Il testo si fa garante della salute dello spettatore, di una morale, di frutti etici e il critico sorveglia, vigila a che quest'ossequio ci sia stato e che – per carità – forse sono stufi di andare tutte le sere a teatro, solo perché stipendiati. Non sono da invidiare perché andare a teatro oggi è una punizione severa, la peggiore.
Dante non ci ha mai pensato a inventare una bolgia, ghiaccia e impraticabile, dove costringere un dannato a recarsi a teatro ogni sera.

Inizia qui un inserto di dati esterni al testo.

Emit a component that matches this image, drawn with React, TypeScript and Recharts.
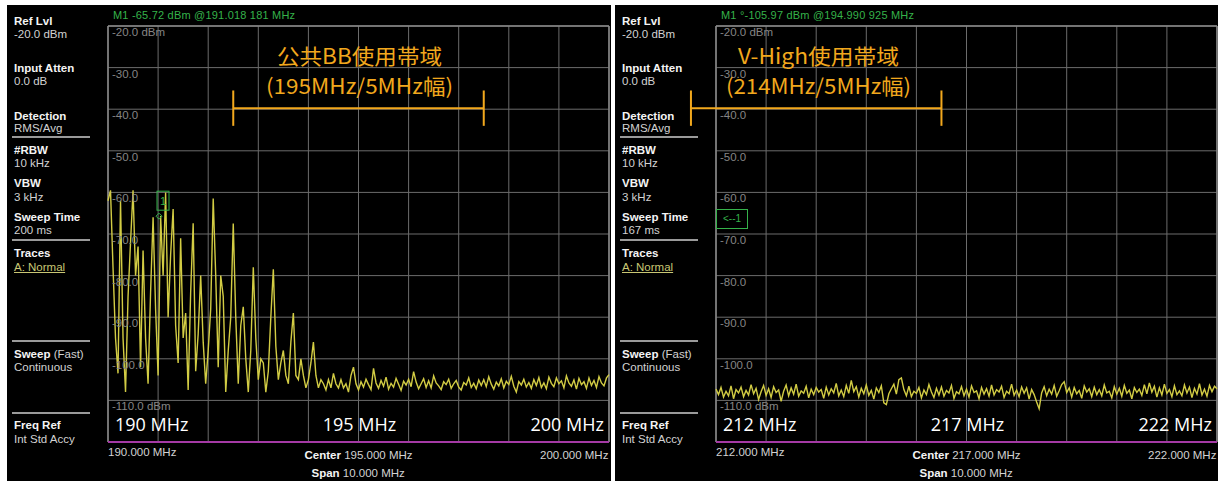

L'invito che rivolgo a quei signori – i critici – non invitandoli mai a teatro è che si astengano dalla recensione, perché un teatro dove si dà scrittura di scena, senza la cadaverina del testo, non merita di essere giustiziato, punito, mediato.
Per me – scrivere è un esercizio mimetico per cui mi identifico con i miei personaggi, solo per il tempo della scrittura, naturalmente, perché spesso si tratta di loschi figuri, ladri, assassini, persino un antropofago.
La scienza soprattutto la fisica, è oggi la vera avanguardia della scrittura. Man mano che ci avviciniamo al famoso “mattone primordiale” ci accorgiamo che la materia, intesa nel senso tradizionale, non esiste e che la fisica a quel punto si identifica con la metafisica.
Dai presocratici in poi non si era mai verificata una rivelazione così radicale dei nostri rapporti con il mondo, ammesso che il mondo esista.
Scrivere è stata la ricchezza della mia esistenza, la mia felicità. Mi sembra di vedere tutti gli uomini e le donne che ho contribuito a creare camminare su un filo: rappresentano il mio amore per la vita. Per la sua luce.